[Begin]

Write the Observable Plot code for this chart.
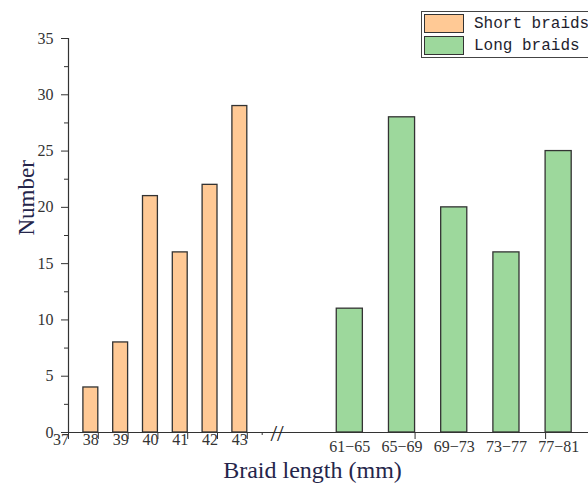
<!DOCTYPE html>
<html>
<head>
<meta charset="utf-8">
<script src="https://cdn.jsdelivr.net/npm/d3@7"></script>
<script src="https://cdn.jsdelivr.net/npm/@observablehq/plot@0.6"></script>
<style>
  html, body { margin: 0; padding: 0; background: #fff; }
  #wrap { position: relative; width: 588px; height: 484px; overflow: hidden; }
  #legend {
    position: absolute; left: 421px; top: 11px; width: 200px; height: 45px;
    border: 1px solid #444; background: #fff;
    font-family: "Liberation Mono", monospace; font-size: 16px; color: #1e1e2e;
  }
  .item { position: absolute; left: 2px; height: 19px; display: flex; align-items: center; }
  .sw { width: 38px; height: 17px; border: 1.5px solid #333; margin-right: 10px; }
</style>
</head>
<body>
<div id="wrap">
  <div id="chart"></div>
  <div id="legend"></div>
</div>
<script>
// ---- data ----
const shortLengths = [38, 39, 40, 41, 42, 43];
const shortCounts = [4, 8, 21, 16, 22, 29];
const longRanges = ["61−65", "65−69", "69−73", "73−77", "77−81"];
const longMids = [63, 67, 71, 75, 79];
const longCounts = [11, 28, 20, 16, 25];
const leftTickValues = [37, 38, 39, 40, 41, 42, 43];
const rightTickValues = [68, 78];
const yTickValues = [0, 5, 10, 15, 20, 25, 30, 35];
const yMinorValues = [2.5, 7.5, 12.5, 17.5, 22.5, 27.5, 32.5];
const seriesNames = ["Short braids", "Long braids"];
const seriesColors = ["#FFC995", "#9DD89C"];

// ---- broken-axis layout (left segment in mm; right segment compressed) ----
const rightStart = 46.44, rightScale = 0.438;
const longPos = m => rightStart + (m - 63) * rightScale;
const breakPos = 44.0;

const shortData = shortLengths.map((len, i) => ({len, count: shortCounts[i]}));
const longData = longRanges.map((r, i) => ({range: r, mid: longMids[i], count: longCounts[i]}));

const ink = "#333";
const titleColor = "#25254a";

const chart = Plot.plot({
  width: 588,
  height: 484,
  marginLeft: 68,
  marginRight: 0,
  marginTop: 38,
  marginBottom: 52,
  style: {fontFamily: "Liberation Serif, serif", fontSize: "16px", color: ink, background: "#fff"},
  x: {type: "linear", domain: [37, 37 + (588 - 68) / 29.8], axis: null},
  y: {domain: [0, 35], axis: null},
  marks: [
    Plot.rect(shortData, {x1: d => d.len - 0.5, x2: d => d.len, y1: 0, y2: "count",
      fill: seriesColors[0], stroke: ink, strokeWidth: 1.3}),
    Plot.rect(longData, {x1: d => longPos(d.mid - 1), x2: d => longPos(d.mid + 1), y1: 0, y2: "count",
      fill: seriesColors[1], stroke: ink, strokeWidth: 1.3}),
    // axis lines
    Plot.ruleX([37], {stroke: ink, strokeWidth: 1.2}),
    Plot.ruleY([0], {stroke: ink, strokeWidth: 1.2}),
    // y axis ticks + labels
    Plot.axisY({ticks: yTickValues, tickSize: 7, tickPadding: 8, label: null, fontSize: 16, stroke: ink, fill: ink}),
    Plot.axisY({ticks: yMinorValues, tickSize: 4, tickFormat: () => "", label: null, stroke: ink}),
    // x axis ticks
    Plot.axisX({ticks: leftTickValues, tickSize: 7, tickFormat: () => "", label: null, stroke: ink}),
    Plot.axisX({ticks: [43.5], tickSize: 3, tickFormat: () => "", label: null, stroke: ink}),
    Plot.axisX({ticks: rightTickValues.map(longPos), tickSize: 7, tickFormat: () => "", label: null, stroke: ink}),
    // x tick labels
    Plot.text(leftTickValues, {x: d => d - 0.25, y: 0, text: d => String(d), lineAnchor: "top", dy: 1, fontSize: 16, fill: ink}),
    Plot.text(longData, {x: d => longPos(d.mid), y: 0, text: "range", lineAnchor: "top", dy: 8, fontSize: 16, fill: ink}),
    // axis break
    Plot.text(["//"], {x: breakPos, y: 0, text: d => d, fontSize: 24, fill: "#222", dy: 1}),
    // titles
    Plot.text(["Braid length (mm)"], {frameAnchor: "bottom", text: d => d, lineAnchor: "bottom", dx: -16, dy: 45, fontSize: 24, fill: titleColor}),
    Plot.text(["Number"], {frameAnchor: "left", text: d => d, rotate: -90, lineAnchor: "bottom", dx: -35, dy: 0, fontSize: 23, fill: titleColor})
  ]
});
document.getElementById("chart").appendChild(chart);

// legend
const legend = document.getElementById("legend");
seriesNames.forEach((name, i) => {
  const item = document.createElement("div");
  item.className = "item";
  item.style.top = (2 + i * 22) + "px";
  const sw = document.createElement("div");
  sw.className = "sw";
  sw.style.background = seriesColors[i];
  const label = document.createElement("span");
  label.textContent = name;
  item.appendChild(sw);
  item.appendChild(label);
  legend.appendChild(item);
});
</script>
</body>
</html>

[End]
[Begin]

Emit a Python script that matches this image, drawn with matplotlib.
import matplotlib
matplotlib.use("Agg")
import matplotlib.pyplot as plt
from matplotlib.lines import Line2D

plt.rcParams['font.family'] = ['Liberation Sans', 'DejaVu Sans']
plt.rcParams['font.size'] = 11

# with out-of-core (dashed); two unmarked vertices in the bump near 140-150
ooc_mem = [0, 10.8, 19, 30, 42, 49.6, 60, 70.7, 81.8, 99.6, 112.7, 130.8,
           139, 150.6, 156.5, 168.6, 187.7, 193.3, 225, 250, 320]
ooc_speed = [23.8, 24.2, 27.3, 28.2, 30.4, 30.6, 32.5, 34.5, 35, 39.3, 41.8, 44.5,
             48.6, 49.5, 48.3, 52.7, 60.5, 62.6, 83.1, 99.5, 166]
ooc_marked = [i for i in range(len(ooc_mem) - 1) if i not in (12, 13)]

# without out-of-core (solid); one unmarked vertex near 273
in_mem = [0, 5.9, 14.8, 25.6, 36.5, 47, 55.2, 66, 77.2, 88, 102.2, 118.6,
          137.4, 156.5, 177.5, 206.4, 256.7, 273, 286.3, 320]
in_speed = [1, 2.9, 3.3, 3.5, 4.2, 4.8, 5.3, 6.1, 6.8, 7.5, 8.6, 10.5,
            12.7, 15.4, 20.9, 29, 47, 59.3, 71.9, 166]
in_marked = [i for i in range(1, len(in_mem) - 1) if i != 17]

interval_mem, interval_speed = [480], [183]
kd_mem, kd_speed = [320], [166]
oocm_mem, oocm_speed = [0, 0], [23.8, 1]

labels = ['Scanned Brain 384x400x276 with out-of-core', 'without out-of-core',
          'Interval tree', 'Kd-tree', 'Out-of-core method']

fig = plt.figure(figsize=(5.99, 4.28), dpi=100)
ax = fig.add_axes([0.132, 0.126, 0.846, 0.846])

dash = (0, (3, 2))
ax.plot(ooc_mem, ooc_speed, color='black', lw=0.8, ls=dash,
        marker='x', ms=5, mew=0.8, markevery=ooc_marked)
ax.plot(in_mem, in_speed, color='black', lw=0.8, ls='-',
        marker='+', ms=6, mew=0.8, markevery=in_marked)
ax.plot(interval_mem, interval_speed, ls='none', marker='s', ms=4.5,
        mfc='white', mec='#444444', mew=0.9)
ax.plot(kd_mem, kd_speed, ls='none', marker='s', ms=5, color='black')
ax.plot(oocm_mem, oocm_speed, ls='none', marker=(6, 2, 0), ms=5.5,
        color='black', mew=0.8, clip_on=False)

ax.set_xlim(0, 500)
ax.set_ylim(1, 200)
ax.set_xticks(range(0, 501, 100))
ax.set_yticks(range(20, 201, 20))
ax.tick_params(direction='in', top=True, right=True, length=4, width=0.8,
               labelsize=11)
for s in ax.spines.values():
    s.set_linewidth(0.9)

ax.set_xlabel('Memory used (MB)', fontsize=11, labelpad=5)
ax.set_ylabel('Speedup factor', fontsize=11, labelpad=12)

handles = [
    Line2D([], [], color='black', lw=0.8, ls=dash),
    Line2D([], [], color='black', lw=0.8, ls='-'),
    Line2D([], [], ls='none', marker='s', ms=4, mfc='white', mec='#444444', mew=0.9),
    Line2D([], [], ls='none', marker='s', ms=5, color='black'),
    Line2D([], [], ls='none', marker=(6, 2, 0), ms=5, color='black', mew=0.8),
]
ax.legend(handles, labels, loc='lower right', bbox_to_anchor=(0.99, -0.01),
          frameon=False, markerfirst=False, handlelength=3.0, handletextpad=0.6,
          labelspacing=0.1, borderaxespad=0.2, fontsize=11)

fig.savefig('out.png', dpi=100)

[End]
[Begin]

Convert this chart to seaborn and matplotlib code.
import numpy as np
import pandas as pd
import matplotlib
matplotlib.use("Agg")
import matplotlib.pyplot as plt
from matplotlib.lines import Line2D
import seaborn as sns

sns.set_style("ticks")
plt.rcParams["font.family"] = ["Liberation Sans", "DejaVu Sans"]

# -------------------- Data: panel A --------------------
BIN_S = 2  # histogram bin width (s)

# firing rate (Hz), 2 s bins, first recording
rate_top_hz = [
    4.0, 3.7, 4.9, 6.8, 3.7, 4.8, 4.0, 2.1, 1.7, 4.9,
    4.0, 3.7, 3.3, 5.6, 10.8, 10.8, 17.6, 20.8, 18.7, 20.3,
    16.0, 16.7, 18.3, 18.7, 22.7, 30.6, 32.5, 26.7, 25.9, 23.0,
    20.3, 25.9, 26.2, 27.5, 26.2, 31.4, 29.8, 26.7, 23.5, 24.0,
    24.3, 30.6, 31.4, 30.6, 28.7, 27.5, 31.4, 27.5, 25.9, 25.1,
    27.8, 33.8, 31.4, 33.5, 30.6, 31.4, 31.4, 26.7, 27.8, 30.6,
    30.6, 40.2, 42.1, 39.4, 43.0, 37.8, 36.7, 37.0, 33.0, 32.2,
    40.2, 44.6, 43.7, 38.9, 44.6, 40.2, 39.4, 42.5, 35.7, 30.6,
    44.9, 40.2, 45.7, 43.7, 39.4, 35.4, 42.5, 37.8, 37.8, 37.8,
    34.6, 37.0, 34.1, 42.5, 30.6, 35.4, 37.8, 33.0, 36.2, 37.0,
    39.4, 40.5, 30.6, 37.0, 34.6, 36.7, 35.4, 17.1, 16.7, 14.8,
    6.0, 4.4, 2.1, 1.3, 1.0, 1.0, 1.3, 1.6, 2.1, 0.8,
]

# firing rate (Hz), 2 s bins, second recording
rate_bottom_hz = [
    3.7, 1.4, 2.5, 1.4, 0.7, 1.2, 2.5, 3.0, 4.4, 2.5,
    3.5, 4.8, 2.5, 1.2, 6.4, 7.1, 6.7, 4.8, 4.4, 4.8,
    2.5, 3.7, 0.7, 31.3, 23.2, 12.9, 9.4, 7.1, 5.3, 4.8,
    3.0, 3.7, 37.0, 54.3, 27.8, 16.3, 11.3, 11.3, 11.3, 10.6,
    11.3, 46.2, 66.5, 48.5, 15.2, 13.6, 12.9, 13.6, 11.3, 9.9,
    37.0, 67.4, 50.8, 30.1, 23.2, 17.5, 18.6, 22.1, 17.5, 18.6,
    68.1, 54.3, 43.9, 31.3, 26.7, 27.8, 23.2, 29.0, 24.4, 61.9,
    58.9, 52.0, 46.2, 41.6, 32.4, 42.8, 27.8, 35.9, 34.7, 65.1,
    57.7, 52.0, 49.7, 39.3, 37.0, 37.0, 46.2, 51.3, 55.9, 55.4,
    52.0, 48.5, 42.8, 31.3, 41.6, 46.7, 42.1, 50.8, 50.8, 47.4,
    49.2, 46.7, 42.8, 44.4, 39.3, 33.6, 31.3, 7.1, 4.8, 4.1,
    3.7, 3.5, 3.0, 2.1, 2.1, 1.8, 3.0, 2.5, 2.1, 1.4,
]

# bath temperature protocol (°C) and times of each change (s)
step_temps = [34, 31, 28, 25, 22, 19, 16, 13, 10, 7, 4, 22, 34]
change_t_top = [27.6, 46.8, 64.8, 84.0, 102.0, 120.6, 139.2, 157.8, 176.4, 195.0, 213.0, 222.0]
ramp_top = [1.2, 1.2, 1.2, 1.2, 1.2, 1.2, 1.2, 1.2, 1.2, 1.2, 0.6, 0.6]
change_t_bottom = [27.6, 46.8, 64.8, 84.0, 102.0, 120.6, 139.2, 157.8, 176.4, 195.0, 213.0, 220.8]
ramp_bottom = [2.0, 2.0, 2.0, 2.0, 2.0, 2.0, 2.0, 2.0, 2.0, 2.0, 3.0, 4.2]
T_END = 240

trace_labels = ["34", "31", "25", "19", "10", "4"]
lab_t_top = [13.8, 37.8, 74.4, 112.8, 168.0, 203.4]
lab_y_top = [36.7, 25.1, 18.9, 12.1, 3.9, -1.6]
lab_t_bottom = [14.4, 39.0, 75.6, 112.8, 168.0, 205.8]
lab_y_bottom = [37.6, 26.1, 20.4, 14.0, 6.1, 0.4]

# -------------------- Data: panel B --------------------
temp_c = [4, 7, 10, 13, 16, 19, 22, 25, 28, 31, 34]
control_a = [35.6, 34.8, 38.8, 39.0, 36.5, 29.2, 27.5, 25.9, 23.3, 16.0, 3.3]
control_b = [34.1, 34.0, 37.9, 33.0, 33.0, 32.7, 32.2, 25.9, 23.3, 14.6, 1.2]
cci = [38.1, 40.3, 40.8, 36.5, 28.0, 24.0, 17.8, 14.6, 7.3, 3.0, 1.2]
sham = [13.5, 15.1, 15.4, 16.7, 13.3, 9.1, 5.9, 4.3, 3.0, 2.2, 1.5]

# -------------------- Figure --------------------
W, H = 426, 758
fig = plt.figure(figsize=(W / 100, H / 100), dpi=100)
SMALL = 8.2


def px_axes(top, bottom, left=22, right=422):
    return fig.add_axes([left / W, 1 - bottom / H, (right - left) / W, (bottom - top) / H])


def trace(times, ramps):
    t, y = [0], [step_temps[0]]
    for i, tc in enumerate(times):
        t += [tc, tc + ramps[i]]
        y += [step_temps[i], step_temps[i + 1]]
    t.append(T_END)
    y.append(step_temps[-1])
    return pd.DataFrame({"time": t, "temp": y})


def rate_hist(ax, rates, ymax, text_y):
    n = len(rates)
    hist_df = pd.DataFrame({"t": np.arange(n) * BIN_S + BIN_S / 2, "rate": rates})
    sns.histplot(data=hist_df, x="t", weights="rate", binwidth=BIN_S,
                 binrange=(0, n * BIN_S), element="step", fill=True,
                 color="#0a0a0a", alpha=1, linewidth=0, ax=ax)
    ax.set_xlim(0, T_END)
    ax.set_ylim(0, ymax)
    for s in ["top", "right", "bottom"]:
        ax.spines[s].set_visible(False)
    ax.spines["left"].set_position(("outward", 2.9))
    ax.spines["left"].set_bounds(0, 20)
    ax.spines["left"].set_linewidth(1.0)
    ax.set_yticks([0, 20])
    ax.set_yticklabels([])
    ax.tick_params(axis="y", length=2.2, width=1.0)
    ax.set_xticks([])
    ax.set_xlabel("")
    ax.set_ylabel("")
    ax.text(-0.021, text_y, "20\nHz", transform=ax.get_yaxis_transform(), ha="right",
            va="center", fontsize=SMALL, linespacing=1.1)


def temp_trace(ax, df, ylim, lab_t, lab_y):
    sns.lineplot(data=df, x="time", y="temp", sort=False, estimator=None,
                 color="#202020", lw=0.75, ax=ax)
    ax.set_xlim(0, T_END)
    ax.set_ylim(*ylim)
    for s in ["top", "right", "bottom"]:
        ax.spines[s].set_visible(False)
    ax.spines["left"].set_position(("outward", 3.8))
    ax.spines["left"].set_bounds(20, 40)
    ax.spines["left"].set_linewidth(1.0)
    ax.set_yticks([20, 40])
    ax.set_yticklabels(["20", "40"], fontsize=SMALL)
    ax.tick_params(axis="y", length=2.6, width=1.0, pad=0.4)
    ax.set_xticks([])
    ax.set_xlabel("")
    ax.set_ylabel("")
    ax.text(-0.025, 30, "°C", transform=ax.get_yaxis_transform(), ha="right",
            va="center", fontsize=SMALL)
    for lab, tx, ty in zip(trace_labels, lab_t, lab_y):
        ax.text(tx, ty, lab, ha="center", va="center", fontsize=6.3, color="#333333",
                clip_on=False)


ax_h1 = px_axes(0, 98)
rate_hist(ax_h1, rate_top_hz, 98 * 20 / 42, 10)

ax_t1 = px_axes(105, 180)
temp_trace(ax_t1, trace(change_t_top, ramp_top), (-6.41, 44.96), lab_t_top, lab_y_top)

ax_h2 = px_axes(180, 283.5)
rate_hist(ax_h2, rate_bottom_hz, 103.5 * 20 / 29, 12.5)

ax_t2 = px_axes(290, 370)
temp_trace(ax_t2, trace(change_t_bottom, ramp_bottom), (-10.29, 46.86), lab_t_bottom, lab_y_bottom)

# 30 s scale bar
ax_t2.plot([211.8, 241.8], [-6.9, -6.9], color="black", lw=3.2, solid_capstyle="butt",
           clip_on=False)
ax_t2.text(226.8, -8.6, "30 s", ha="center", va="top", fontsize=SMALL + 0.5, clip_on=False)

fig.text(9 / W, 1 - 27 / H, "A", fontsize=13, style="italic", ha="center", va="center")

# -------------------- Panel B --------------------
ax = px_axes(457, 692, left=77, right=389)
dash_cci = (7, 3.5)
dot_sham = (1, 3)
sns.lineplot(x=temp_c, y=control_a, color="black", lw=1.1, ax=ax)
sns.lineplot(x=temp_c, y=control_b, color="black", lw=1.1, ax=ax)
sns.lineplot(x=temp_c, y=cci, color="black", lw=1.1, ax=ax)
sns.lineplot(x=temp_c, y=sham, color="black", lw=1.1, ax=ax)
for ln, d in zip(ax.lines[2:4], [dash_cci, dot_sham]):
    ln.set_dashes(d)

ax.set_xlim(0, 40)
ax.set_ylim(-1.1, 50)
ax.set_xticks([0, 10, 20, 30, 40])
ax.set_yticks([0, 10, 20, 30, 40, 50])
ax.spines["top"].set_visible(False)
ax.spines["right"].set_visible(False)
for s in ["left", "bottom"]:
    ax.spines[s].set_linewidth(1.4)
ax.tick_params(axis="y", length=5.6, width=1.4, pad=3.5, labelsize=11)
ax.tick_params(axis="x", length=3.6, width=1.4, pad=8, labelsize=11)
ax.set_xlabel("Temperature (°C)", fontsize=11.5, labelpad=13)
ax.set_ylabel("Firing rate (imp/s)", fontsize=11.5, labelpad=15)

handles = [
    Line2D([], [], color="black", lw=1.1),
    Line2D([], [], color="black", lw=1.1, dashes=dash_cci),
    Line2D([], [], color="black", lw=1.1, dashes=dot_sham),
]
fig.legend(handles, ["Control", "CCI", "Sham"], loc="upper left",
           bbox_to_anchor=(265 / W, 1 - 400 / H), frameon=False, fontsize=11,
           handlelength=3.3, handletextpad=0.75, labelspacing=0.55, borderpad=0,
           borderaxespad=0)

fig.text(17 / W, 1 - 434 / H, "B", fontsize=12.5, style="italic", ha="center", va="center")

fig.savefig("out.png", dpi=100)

[End]

* **Given instruction**: Give back exactly the stretch that opens on the line with "Emit a Python" and closes on the line with "plt.rcParams['font.size'] = 11".

* **Correct output**:
Emit a Python script that matches this image, drawn with matplotlib.
import matplotlib
matplotlib.use("Agg")
import matplotlib.pyplot as plt
from matplotlib.lines import Line2D

plt.rcParams['font.family'] = ['Liberation Sans', 'DejaVu Sans']
plt.rcParams['font.size'] = 11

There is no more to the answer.